Dear Mother of God, no wonder MTGO sucks so bad:
Take a 50% paycut to work at Wizards, but hey, those free draft sure make up for the hundreds of thousands $ you're going to lose!
I have no idea what a programmer earns (so anybody from the industry correct me if I'm wrong), but I did some research on Glassdoor.com while MTGO was down, because that did sound ridiculous.
Color me suprised - they aren't even that badly underpaid - just 5% below industry standard:
$114,379 base salary + $12,128 boni (126,507$ total)
But the point where it gets hairy is when you compare it to other companies where the actual talent they need goes, e.g. Google:
$169,784 base salary + $29,849 + $77,785 boni ($252,997 total)
So the 50% paycut when going to Wizards is suprisingly on spot.
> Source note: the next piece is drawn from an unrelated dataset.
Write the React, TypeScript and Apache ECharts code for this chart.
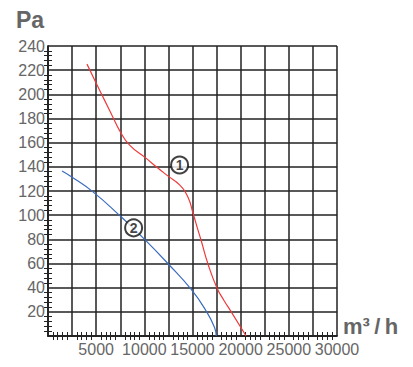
import React, { useEffect, useRef } from "react";
import * as echarts from "echarts";

const xTicks = [5000, 10000, 15000, 20000, 25000, 30000];
const yTicks = [20, 40, 60, 80, 100, 120, 140, 160, 180, 200, 220, 240];

const curve1: [number, number][] = [
  [4045, 225], [5019, 209], [5880, 195], [6740, 181], [7435, 170], [8472, 158],
  [10200, 147], [11400, 139], [12440, 132.5], [13660, 125], [14520, 115],
  [15040, 102], [15555, 88], [15900, 79], [16590, 60], [17530, 40],
  [18300, 29], [19020, 20], [20570, 0],
];
const curve2: [number, number][] = [
  [1452, 136.5], [2385, 132], [4635, 119.5], [7400, 100],
  [10030, 80], [12440, 60], [14870, 38.5], [16430, 20.5],
  [17290, 7], [17460, 0],
];
const labels1: [number, number, string][] = [[13660, 141.5, "1"]];
const labels2: [number, number, string][] = [[8887, 89.5, "2"]];

const GRID = "#222";
const LABEL = "#666";

export default function App() {
  const ref = useRef<HTMLDivElement>(null);
  useEffect(() => {
    if (!ref.current) return;
    const chart = echarts.init(ref.current, undefined, { renderer: "svg" });
    const minor = { show: true, splitNumber: 5, length: 4, lineStyle: { color: GRID, width: 1 } };
    const baseX = {
      type: "value" as const,
      min: 0,
      max: 30000,
      interval: 2500,
      axisLine: { show: true, lineStyle: { color: GRID, width: 1.5 } },
      axisTick: { show: false, inside: true },
      minorTick: minor,
    };
    const baseY = {
      type: "value" as const,
      min: 0,
      max: 240,
      interval: 20,
      axisLine: { show: true, lineStyle: { color: GRID, width: 1.5 } },
      axisTick: { show: false, inside: true },
      minorTick: minor,
    };
    const circ = (data: [number, number, string][]) => ({
      type: "scatter" as const,
      symbol: "circle",
      symbolSize: 17,
      z: 5,
      itemStyle: { color: "#fff", borderColor: "#111", borderWidth: 2 },
      label: {
        show: true,
        position: "inside" as const,
        formatter: (p: any) => p.data[2],
        color: "#111",
        fontSize: 14,
        fontWeight: "bold" as const,
        fontFamily: "Liberation Sans, Arial, sans-serif",
      },
      data,
    });
    chart.setOption({
      animation: false,
      backgroundColor: "#fff",
      grid: { left: 48, top: 46, width: 289, height: 290, containLabel: false },
      xAxis: [
        {
          ...baseX,
          position: "bottom",
          splitLine: { show: true, lineStyle: { color: GRID, width: 1.5 } },
          axisLabel: {
            margin: 5,
            color: LABEL,
            fontSize: 16,
            fontFamily: "Liberation Sans, Arial, sans-serif",
            formatter: (v: number) => (xTicks.includes(v) ? String(v) : ""),
          },
        },
        { ...baseX, position: "top", splitLine: { show: false }, axisLabel: { show: false } },
      ],
      yAxis: [
        {
          ...baseY,
          position: "left",
          splitLine: { show: true, lineStyle: { color: GRID, width: 1.5 } },
          axisLabel: {
            margin: 3,
            color: LABEL,
            fontSize: 16,
            fontFamily: "Liberation Sans, Arial, sans-serif",
            formatter: (v: number) => (yTicks.includes(v) ? String(v) : ""),
          },
        },
        { ...baseY, position: "right", splitLine: { show: false }, axisLabel: { show: false } },
      ],
      graphic: [
        {
          type: "text",
          left: 16,
          top: 8,
          style: {
            text: "Pa",
            fill: LABEL,
            font: "bold 23px 'Liberation Sans', Arial, sans-serif",
          },
        },
        {
          type: "text",
          left: 343,
          top: 315,
          style: {
            text: "m³\u2009/\u2009h",
            fill: LABEL,
            font: "bold 22px 'Liberation Sans', Arial, sans-serif",
          },
        },
      ],
      series: [
        {
          type: "line",
          data: curve1,
          smooth: 0.5,
          showSymbol: false,
          lineStyle: { color: "#f03a3a", width: 1.2 },
          z: 3,
        },
        {
          type: "line",
          data: curve2,
          smooth: 0.5,
          showSymbol: false,
          lineStyle: { color: "#3a6cc0", width: 1.2 },
          z: 3,
        },
        circ(labels1),
        circ(labels2),
      ],
    });
    return () => chart.dispose();
  }, []);
  return (
    <div
      ref={ref}
      style={{ position: "fixed", left: 0, top: 0, width: 413, height: 367, background: "#fff" }}
    />
  );
}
This link says "Entry-level salary for a software developer at WotC is in the ballpark of $60,000, compared to the Seattle starting average of about $100,000." However, it doesn't indicate where they got those figures from, so I'm not sure how accurate they necessarily are.
Thanks for the link. Nailed some of the major problems pretty well.
The numbers I found where about senior software developer. Maybe that's where the difference comes from?
In the end, it puzzles me how a company like Wizards (with the backing of Hasbro) tries to save a few hundred thousand dollars a year by not paying competitive wages for good programmers while losing tens, if not hundreds of millons extra revenue they could make with a good client that makes people want to spend money on it.
Thinking the talent is going to flock around you, just because you're Wizards and hand out free MtG products, is so outlandish, it baffles me. It didn't work in the past and it isn't going to work in the future.